Besides being tall, my knees were knobby and my teeth were big. A recipe for awkwardness. I thank God for the sport of swimming to aide as my daily escape, but on land- every new inch came with what felt like 1000 new people to stare. I was uncomfortable in my own skin at times. When I was with my friends I wanted to hunch down so badly to make myself their height. How sad is that? Anytime someone commented on my height in public I became either angry or totally embarrassed to the point that I tried to avoid conversation.
Finally when I went to college, my eyes were opened to say the least. The University of Florida (the best school in the land) was teeming with athletic freaks. An amazing place to be and was inspirational to say the least. People were tall just like me!
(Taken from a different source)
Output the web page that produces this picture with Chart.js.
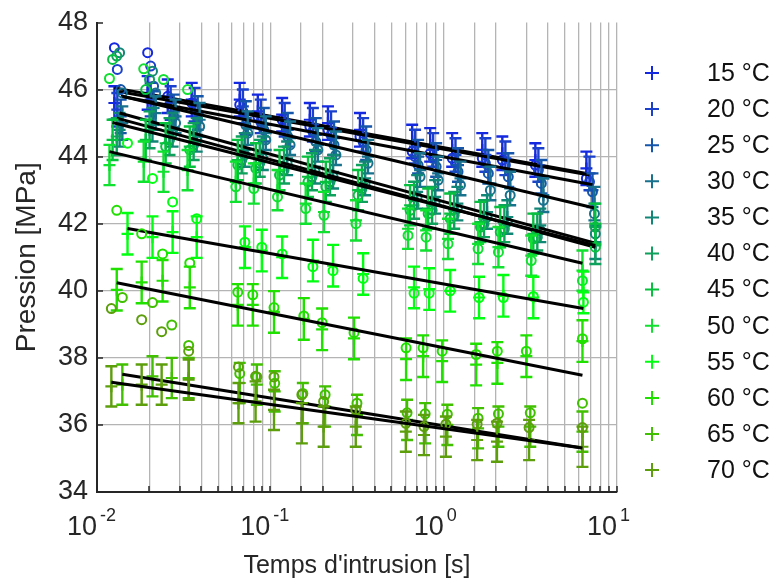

I became accustom to my surroundings and finally realized that I was given a gift that not many people in theis world have. Long limbs, a leaner figure, and a love for the water. It wasn’t until college that I realized that swimming was not just about pursuing my life-long dream to make the Olympic team (although that was a huge part of it), but that it was my vehicle, carrying and helping me learn life skills. Having confidence in my swimming abilities (along with a lot of hard work) got me to one of the highest performance stages in the sport, but in my time in college I learned how to transfer that same confidence into my life outside of the water.
Learning to embrace my height and the fact that I can clearly see over most of my friends and strangers that I meet has taken some time. Learning to become oblivious to the stares of others has taken some time. Learning to take “Wow, you’re tall!!” as a compliment….has taken some time. Sticking out like a sore thumb isn’t always bad y’all, and in this day in age, it probably is better to differentiate yourself! Remember what makes you unique, is it your height? Personality? A God given talent? If I could go back and talk to 12 year old Natalie who would almost be staring me in the eye, I would tell her that this self-love process takes time and to embrace what makes you different because I promise, you will be happier for it!